### PROMPT:
Copy exactly the lines from the start of the material through the line with "limit_of_detection = 5". Pictures stay out of the copy.
** start INPUT DATA **
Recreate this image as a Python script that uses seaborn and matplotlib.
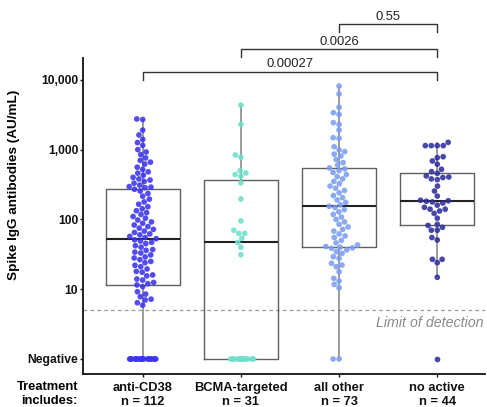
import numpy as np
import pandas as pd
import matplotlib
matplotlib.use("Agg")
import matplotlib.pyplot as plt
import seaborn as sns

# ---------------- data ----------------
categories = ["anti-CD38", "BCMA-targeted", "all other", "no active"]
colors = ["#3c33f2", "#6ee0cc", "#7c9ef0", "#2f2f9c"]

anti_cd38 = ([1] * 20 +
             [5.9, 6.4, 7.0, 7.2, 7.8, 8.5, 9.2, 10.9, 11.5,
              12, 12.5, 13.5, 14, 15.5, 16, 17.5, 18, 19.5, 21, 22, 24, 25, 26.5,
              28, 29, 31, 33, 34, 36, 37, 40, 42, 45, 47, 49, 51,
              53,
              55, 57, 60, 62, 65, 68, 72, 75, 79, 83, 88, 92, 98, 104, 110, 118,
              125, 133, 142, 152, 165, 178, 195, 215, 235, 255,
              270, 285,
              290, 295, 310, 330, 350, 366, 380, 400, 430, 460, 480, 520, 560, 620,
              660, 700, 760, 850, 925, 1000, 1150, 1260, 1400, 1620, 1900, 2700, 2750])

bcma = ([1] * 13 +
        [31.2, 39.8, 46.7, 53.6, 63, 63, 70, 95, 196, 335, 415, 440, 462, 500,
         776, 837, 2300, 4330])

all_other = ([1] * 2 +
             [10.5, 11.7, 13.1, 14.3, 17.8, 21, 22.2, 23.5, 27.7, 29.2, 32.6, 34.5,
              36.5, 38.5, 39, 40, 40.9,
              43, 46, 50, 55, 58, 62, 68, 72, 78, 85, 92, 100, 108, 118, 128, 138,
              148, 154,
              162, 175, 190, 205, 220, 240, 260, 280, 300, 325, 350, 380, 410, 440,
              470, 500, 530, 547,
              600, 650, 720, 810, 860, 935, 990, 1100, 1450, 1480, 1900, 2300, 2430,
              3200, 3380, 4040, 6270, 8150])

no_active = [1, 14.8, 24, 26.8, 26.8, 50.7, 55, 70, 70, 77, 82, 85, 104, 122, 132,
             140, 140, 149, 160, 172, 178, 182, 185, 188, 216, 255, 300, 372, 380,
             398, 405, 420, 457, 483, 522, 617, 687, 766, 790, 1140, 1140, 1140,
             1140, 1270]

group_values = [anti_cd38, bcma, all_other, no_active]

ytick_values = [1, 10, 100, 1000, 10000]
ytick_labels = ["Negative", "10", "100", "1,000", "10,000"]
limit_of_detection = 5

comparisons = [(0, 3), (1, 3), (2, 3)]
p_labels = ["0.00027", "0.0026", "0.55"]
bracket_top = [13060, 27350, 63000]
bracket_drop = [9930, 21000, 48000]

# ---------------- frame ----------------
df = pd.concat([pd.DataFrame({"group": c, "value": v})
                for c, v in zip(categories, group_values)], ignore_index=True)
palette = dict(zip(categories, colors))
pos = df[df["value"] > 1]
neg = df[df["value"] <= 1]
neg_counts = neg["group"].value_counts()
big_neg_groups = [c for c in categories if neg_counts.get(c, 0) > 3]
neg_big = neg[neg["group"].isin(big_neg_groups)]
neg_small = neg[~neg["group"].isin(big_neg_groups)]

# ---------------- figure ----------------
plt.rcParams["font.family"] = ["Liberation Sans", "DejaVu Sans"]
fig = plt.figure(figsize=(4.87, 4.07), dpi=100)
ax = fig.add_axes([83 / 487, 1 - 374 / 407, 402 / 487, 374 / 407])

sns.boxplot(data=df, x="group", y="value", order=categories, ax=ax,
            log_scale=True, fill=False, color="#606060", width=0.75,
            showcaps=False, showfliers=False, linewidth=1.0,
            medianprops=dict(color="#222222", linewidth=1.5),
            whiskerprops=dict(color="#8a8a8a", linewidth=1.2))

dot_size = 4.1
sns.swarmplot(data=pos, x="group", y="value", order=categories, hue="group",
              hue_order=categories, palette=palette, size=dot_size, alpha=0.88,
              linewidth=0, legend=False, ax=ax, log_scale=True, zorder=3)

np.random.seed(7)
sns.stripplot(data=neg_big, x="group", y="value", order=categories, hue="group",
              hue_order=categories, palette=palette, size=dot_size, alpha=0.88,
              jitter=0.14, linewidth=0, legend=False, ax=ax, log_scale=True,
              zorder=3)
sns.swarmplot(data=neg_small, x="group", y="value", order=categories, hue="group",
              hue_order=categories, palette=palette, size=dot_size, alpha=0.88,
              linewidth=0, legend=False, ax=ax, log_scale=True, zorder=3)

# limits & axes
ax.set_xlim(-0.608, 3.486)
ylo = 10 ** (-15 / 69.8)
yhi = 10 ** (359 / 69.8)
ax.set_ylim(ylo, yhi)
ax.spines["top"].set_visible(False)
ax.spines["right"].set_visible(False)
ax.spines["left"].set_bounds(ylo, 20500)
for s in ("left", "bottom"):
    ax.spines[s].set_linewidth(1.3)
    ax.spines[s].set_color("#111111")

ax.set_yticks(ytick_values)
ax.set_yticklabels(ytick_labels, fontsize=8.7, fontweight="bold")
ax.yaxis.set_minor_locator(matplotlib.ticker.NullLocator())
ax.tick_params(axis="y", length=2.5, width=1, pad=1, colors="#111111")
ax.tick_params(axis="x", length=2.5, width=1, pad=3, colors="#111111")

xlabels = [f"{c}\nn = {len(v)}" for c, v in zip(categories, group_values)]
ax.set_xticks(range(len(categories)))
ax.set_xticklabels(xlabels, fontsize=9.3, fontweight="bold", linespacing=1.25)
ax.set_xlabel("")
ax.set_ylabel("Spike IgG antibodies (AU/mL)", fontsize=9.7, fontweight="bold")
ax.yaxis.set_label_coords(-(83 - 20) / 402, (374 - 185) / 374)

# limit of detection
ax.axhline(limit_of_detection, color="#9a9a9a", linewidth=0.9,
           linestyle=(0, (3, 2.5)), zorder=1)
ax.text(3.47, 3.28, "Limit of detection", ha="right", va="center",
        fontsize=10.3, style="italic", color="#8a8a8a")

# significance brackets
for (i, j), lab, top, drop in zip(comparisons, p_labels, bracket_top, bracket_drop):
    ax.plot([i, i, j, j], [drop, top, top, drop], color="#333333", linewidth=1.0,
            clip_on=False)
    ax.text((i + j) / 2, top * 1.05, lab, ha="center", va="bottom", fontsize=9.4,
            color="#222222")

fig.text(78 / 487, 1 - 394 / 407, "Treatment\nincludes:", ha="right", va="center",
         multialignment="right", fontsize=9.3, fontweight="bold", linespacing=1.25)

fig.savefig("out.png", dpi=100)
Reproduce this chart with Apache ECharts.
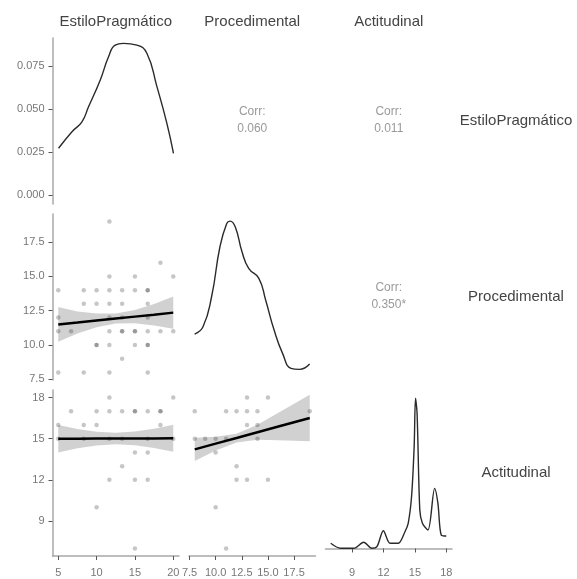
** end INPUT DATA **
### EXERCISE SOLUTION:
Recreate this image as a Python script that uses seaborn and matplotlib.
import numpy as np
import pandas as pd
import matplotlib
matplotlib.use("Agg")
import matplotlib.pyplot as plt
import seaborn as sns

# ---------------- data ----------------
categories = ["anti-CD38", "BCMA-targeted", "all other", "no active"]
colors = ["#3c33f2", "#6ee0cc", "#7c9ef0", "#2f2f9c"]

anti_cd38 = ([1] * 20 +
             [5.9, 6.4, 7.0, 7.2, 7.8, 8.5, 9.2, 10.9, 11.5,
              12, 12.5, 13.5, 14, 15.5, 16, 17.5, 18, 19.5, 21, 22, 24, 25, 26.5,
              28, 29, 31, 33, 34, 36, 37, 40, 42, 45, 47, 49, 51,
              53,
              55, 57, 60, 62, 65, 68, 72, 75, 79, 83, 88, 92, 98, 104, 110, 118,
              125, 133, 142, 152, 165, 178, 195, 215, 235, 255,
              270, 285,
              290, 295, 310, 330, 350, 366, 380, 400, 430, 460, 480, 520, 560, 620,
              660, 700, 760, 850, 925, 1000, 1150, 1260, 1400, 1620, 1900, 2700, 2750])

bcma = ([1] * 13 +
        [31.2, 39.8, 46.7, 53.6, 63, 63, 70, 95, 196, 335, 415, 440, 462, 500,
         776, 837, 2300, 4330])

all_other = ([1] * 2 +
             [10.5, 11.7, 13.1, 14.3, 17.8, 21, 22.2, 23.5, 27.7, 29.2, 32.6, 34.5,
              36.5, 38.5, 39, 40, 40.9,
              43, 46, 50, 55, 58, 62, 68, 72, 78, 85, 92, 100, 108, 118, 128, 138,
              148, 154,
              162, 175, 190, 205, 220, 240, 260, 280, 300, 325, 350, 380, 410, 440,
              470, 500, 530, 547,
              600, 650, 720, 810, 860, 935, 990, 1100, 1450, 1480, 1900, 2300, 2430,
              3200, 3380, 4040, 6270, 8150])

no_active = [1, 14.8, 24, 26.8, 26.8, 50.7, 55, 70, 70, 77, 82, 85, 104, 122, 132,
             140, 140, 149, 160, 172, 178, 182, 185, 188, 216, 255, 300, 372, 380,
             398, 405, 420, 457, 483, 522, 617, 687, 766, 790, 1140, 1140, 1140,
             1140, 1270]

group_values = [anti_cd38, bcma, all_other, no_active]

ytick_values = [1, 10, 100, 1000, 10000]
ytick_labels = ["Negative", "10", "100", "1,000", "10,000"]
limit_of_detection = 5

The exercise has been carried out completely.